───── INPUT
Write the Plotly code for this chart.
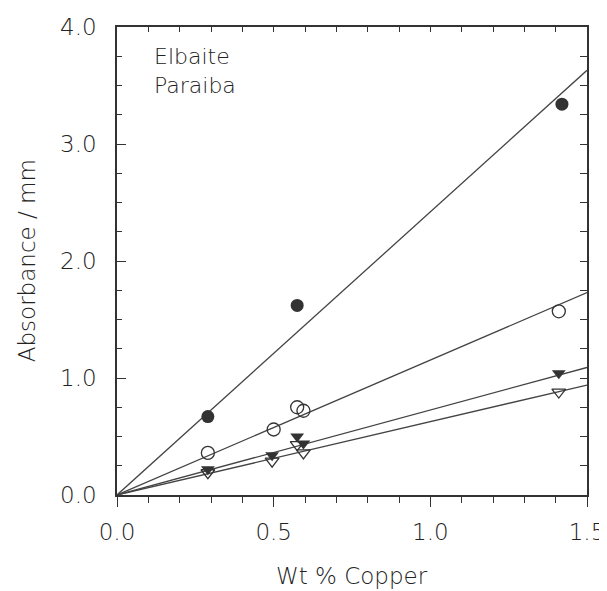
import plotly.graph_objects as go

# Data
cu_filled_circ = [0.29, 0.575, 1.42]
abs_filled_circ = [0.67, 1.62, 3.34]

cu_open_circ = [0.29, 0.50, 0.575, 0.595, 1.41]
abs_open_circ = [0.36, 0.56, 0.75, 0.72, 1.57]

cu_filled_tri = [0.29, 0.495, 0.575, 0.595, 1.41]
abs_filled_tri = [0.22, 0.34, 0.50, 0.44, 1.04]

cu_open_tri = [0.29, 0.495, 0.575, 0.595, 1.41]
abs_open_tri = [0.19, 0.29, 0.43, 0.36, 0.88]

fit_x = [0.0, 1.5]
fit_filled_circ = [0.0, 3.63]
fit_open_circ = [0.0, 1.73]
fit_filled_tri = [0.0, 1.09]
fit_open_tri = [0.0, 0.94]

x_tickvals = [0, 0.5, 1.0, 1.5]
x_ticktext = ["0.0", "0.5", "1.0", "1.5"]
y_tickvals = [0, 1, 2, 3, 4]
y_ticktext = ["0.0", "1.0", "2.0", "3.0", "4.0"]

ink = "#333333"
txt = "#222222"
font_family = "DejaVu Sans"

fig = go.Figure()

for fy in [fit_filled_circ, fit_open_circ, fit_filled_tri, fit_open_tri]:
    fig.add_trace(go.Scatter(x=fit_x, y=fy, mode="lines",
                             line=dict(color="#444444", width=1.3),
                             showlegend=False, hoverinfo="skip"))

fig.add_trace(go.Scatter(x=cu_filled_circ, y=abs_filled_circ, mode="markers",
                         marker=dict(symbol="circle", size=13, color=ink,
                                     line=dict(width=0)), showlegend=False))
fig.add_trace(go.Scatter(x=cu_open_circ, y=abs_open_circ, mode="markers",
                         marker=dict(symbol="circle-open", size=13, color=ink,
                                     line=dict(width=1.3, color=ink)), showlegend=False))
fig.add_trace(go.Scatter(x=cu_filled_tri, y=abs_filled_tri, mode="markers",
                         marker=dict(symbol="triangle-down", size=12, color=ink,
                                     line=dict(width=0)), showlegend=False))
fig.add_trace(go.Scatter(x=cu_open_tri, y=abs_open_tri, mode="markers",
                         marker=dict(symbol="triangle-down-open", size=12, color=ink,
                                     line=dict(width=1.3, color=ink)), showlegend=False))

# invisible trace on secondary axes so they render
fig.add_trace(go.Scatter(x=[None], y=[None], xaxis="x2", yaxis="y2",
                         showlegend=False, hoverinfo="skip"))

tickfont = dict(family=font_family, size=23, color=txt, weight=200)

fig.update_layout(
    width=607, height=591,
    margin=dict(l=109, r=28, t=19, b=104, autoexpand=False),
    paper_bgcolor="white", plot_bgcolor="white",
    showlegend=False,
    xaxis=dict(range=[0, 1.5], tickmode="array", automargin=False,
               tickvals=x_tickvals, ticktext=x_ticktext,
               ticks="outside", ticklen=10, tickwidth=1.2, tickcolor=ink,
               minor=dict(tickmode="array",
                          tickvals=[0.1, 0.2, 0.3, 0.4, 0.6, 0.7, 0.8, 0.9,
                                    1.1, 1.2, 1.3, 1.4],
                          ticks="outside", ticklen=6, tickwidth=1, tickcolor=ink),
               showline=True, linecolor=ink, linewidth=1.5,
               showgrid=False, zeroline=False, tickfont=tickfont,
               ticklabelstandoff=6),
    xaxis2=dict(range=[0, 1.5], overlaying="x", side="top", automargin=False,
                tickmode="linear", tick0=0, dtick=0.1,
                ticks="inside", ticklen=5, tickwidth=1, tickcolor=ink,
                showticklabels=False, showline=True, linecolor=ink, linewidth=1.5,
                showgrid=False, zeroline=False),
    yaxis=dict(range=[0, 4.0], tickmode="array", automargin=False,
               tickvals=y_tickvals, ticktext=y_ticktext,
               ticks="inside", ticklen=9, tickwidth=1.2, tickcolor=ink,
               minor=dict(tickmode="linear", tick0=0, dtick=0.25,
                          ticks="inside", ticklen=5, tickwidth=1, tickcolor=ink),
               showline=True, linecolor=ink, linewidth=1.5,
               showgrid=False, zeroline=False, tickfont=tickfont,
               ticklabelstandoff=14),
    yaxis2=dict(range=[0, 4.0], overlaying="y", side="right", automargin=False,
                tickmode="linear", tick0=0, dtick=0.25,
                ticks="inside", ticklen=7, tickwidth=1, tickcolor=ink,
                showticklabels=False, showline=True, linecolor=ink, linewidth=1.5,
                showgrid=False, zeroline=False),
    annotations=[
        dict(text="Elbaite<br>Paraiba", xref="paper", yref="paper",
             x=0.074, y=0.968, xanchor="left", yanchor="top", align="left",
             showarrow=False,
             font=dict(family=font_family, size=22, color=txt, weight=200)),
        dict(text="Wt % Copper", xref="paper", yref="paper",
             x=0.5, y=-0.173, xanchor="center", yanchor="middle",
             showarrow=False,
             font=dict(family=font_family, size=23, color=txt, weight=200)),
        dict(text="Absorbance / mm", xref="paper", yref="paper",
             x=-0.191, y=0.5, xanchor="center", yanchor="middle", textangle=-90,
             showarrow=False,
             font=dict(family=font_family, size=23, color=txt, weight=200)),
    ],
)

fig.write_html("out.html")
──────────
───── INPUT
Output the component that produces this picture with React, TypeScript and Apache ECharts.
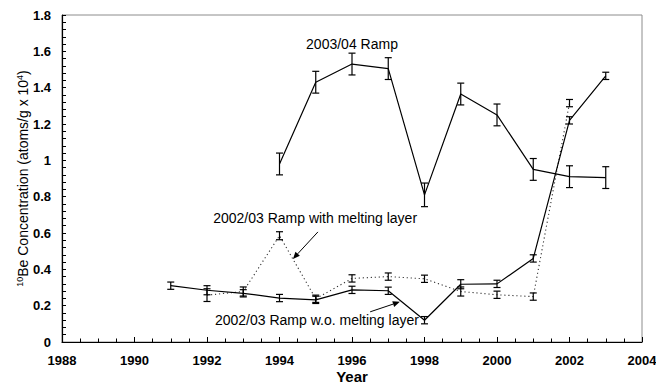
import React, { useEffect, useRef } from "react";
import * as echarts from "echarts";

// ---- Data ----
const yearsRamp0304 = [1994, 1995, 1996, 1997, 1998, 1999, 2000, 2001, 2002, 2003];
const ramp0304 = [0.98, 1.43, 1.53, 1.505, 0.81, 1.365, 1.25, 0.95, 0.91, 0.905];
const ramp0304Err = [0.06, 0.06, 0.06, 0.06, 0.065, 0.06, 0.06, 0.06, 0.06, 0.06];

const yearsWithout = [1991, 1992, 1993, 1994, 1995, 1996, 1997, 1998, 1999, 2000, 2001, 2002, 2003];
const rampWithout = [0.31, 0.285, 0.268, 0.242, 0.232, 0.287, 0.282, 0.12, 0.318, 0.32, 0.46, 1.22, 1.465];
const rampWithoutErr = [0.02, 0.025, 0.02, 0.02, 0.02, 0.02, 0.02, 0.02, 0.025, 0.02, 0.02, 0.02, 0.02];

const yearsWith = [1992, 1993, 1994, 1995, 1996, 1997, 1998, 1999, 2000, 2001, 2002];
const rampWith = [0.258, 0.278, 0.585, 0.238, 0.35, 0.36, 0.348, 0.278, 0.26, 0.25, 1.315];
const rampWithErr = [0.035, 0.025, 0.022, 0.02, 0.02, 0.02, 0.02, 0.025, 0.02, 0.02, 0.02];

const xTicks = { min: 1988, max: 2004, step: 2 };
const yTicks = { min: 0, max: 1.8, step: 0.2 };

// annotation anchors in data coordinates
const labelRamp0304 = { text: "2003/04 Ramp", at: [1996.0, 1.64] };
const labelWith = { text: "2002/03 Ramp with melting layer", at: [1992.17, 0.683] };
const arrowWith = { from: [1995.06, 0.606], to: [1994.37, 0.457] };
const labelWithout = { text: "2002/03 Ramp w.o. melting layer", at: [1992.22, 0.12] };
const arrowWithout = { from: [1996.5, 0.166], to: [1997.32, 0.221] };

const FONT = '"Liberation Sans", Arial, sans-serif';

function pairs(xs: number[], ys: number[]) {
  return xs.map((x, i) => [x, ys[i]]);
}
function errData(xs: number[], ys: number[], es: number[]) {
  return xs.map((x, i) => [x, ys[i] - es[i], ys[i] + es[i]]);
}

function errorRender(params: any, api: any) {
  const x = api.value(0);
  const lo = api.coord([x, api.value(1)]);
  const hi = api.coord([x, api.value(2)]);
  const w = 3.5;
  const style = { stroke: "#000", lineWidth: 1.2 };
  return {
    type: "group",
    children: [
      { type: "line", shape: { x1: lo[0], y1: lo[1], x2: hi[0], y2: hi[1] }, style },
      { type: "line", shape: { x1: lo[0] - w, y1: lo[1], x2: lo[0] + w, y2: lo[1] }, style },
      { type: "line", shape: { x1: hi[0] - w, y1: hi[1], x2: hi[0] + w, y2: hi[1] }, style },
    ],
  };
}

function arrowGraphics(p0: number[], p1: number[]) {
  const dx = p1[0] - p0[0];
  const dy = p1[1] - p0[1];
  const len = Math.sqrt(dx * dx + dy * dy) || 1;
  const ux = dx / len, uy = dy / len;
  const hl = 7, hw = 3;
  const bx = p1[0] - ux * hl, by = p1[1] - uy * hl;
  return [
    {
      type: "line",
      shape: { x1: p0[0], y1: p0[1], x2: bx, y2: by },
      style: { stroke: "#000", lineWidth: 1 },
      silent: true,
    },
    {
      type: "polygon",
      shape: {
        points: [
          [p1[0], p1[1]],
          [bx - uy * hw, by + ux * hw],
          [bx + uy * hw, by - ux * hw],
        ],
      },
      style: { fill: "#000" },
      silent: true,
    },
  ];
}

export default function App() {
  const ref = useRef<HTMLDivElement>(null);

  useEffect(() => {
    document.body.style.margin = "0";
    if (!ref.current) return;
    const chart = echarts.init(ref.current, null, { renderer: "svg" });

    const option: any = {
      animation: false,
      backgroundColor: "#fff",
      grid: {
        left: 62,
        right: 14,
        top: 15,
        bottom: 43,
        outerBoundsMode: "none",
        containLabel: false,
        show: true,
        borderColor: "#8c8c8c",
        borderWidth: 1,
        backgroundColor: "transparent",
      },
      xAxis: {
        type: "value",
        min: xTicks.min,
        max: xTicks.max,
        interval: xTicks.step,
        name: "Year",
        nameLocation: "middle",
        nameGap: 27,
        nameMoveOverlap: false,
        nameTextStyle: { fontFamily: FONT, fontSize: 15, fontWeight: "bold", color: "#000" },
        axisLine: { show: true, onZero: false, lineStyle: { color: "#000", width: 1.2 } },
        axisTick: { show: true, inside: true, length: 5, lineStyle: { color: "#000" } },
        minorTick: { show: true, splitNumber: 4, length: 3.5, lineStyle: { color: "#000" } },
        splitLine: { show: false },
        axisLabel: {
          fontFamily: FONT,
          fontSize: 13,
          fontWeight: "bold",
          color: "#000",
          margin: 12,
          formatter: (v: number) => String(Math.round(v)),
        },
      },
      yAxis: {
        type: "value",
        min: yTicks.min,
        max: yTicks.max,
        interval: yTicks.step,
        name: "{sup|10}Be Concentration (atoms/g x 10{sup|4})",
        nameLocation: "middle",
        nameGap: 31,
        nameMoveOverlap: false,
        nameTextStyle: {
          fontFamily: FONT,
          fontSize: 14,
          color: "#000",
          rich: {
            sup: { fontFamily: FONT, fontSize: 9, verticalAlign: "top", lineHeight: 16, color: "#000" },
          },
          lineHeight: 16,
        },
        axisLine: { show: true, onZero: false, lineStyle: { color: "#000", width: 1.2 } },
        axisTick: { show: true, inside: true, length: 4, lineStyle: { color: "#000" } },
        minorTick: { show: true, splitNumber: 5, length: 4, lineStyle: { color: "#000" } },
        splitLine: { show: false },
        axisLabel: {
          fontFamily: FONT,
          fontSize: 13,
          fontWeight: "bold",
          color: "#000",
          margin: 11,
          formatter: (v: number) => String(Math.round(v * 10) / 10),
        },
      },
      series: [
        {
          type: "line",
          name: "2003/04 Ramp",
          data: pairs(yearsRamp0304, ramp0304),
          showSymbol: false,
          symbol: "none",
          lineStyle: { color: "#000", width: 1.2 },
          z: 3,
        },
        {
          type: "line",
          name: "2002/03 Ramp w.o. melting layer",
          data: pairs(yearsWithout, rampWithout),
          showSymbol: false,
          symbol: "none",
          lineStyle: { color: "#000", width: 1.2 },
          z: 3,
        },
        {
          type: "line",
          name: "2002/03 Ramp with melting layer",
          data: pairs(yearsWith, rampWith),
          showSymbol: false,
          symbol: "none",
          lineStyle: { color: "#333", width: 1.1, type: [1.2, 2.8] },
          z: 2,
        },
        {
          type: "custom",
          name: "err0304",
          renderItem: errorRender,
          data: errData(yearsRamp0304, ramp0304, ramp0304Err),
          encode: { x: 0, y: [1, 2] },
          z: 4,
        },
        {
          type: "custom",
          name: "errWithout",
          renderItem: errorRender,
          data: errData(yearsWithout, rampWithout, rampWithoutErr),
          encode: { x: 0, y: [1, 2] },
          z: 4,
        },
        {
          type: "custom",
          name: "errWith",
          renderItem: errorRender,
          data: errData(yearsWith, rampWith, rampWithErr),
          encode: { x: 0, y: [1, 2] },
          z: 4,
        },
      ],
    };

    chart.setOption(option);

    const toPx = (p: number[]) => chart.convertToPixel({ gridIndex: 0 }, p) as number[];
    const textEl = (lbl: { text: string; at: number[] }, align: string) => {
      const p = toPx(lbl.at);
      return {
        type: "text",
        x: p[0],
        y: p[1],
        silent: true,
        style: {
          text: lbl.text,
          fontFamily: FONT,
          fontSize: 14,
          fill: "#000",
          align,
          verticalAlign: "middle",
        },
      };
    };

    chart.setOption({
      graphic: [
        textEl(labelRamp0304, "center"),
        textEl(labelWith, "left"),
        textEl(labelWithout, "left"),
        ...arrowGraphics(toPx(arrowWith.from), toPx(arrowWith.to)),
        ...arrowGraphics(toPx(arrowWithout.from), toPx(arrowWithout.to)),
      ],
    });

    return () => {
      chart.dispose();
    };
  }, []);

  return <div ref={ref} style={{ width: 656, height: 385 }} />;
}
──────────
THE EXERCISE: Give back exactly the lines from the one containing "Output the component" to the one containing "import * as", both included, and no pictures.

EXERCISE ANSWER:
Output the component that produces this picture with React, TypeScript and Apache ECharts.
import React, { useEffect, useRef } from "react";
import * as echarts from "echarts";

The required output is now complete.